November 17, 2022

When is the deadline to protest property taxes in Texas?

Usually, Texas property tax protest deadline is May 15th

As per section 41.44 of Texas Property Tax Code, The deadline for filing a property tax protest in Texas is May 15th, or 30 days after the Notice of Value was delivered to the property owner, whichever is later. In case May 15th is a weekend or a holiday, then protests are due the next working day. e.g., if you receive your appraisal notice on April 1st, then you have until May 15th to protest. But, if you received your value notice on April 18th, then you have April 18th + 30 days, i.e., until May 17th to protest.

There have been instances where some appraisal districts insisted the "30-day" limit is from the date they mailed the notice. But, Section 41.44 (a)(1) specifically mentions the date of delivery of the notice:


(a) Except as provided by Subsections (b), (c), (c-1), and (c-2), to be entitled to a hearing and determination of a protest, the property owner initiating the protest must file a written notice of the protest with the appraisal review board having authority to hear the matter protested:

(1) not later than May 15 or the 30th day after the date that notice to the property owner was delivered to the property owner as provided by Section 25.19, whichever is later;

e.g., if the date on the appraisal notice is April 10th, but you received it on April 18th, then you have 30 days from April 18th to protest.

In cases where there is a change to your appraisal record or change in land use or a change in the determination of exemption, then the "30-day" window begins when you receive such a notice. Ref: Section 41.44(a) subsections (2)-(5)

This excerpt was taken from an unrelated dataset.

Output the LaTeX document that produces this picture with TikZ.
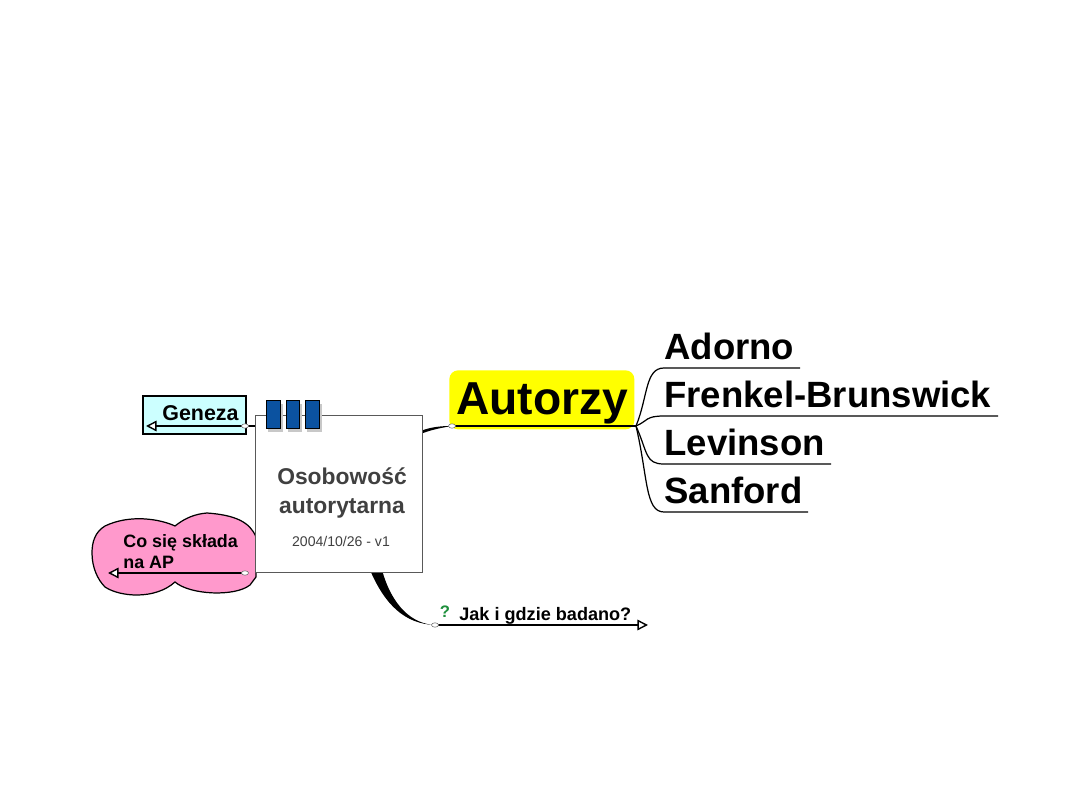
\documentclass[tikz,border=0pt]{standalone}
\usepackage{fontspec}
\setmainfont{Liberation Sans}
\usepackage{xcolor}
\usetikzlibrary{calc,arrows.meta,shapes.geometric}
\definecolor{tabblue}{HTML}{0B52A0}
\definecolor{tabshade}{HTML}{C8C8C8}
\definecolor{cloudpink}{HTML}{FF99CC}
\definecolor{boxcyan}{HTML}{CCFFFF}
\definecolor{marky}{HTML}{1E8F3C}
\definecolor{titlegray}{HTML}{404040}
\definecolor{highlight}{HTML}{FFFF00}
\tikzset{
  topic/.style={font=\fontsize{#1}{#1}\selectfont\bfseries,inner sep=0pt,anchor=base west},
  branch/.style={draw=black,line width=0.7pt},
  openarrow/.style={-{Triangle[open,length=6pt,width=6pt,fill=white]},line width=0.8pt},
  joint/.style={ellipse,draw=black!60,fill=white,line width=0.3pt,inner sep=0pt,minimum width=4pt,minimum height=2.5pt}
}
\begin{document}
\begin{tikzpicture}[x=0.02cm,y=-0.02cm]
\useasboundingbox (0,0) rectangle (1080,810);
% links out of the centre, under the box
\coordinate (hub) at (636,426);
\coordinate (autorzyjoint) at (452,426);
\coordinate (badanojoint) at (435,625);
\fill[black] (418,432) .. controls (430,427) and (440,426) .. (autorzyjoint) .. controls (440,428) and (430,430) .. (418,435) -- cycle;
\fill[black] (370,570) .. controls (385,605) and (405,624) .. (badanojoint) .. controls (412,624) and (392,606) .. (382,570) -- cycle;
% pink cloud
\draw[fill=cloudpink,line width=0.7pt] (175,526) .. controls (160,519) and (130,514) .. (105,526)
  .. controls (95,532) and (92,542) .. (92,553) .. controls (92,568) and (98,580) .. (105,587)
  .. controls (120,597) and (155,600) .. (175,582) .. controls (190,595) and (235,597) .. (250,585)
  -- (256,577) -- (256,537) .. controls (250,522) and (235,515) .. (207,513) .. controls (195,514) and (185,518) .. (175,526) -- cycle;
\node[font=\fontsize{10.2}{12.2}\selectfont\bfseries,align=left,anchor=north west,inner sep=0pt] (skladnik) at (123,534) {Co się składa\\na AP};
% Geneza box
\draw[fill=boxcyan,line width=0.8pt] (143,396) rectangle (246,434);
\node[topic=12.2] (geneza) at (162,421) {Geneza};
% centre box and its tabs
\node[draw=black!65,fill=white,line width=0.5pt,minimum width=95pt,minimum height=89.4pt,inner sep=0pt,anchor=north west] (centre) at (255,415) {};
\foreach \xa/\xb in {266/280,286/299,305/319}{
  \fill[tabshade] (\xa+2,404) rectangle (\xb+3,432);
  \draw[fill=tabblue,line width=0.3pt] (\xa,400) rectangle (\xb,428);}
\node[font=\fontsize{13}{16}\selectfont\bfseries,text=titlegray,align=center] (title) at (342,493) {Osobowość\\autorytarna};
\node[font=\fontsize{8}{8}\selectfont,text=titlegray] (stamp) at (341,541) {2004/10/26 - v1};
% Autorzy
\node[fill=highlight,rounded corners=5pt,minimum width=105.3pt,minimum height=33.6pt,inner sep=0pt,anchor=north west] (autorzy) at (449,370) {};
\node[topic=26.3] (autorzylabel) at (456,415) {Autorzy};
\draw[line width=1.3pt] (autorzyjoint) -- (hub);
\node[joint] at (autorzyjoint) {};
% the four authors
\foreach \nm/\yl/\xe in {Adorno/368/800,Frenkel-Brunswick/416/998,Levinson/464/831,Sanford/512/808}{
  \node[topic=20.8] (\nm) at (664,\yl-8) {\nm};
  \coordinate (\nm end) at (\xe,\yl);
  \draw[branch] (hub) .. controls (648,{(426+\yl)/2+8*(\yl>426)}) and (645,\yl) .. (664,\yl) -- (\nm end);}
% left and lower branches
\coordinate (genezatip) at (146,426);
\coordinate (genezajoint) at (245,426);
\coordinate (skladtip) at (108,573);
\coordinate (skladjoint) at (245,573);
\coordinate (badanotip) at (648,625);
\draw[line width=0.9pt] (genezajoint) -- (centre.west |- genezajoint);
\draw[openarrow] (genezajoint) -- (genezatip);
\draw[openarrow] (skladjoint) -- (skladtip);
\draw[openarrow] (badanojoint) -- (badanotip);
\foreach \jt in {genezajoint,skladjoint,badanojoint}{
  \node[joint] at (\jt) {};}
\node[font=\fontsize{9.5}{9.5}\selectfont\bfseries,text=marky,anchor=base] (mark) at (445,618) {?};
\node[topic=10.3] (badano) at (459,621) {Jak i gdzie badano?};
\end{tikzpicture}
\end{document}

(2) in the case of a protest of a change in the appraisal records ordered as provided by Subchapter A of this chapter or by Chapter 25, not later than the 30th day after the date notice of the change is delivered to the property owner;

(3) in the case of a determination that a change in the use of land appraised under Subchapter C, D, E, or H, Chapter 23, has occurred, not later than the 30th day after the date the notice of the determination is delivered to the property owner;

(4) in the case of a determination of eligibility for a refund under Section 23.1243, not later than the 30th day after the date the notice of the determination is delivered to the property owner; or

(5) in the case of a protest of the modification or denial of an application for an exemption under Section 11.35, or the determination of an appropriate damage assessment rating for an item of qualified property under that section, not later than the 30th day after the date the property owner receives the notice required under Section 11.45(e).

In case you do not receive a Notice of Value from your County Appraisal District (CAD), you can check with them if they have mailed it. You can also search for your Notice of Value on your CAD's website.

Notwithstanding these conditions, if a property owner files their notice of protest after the deadline has passed, but before the appraisal review board approves the appraisal records, then the property owner is entitled to a hearing and determination of the protest if they show good cause for failure to file the notice on time. Do note that this is entirely at the discretion of the Appraisal Review Board.

If the property owner was away for employment in the Gulf of Mexico, or was serving the US Military, then they are exempt from the protest deadline. But, they have to file a protest before the taxes become delinquent.

In case you do not receive your annual appraisal notice by May 15th, you can still file a protest with the reason that the county failed to send you the notice.

You can file a protest even if you didn't receive your appraisal notice!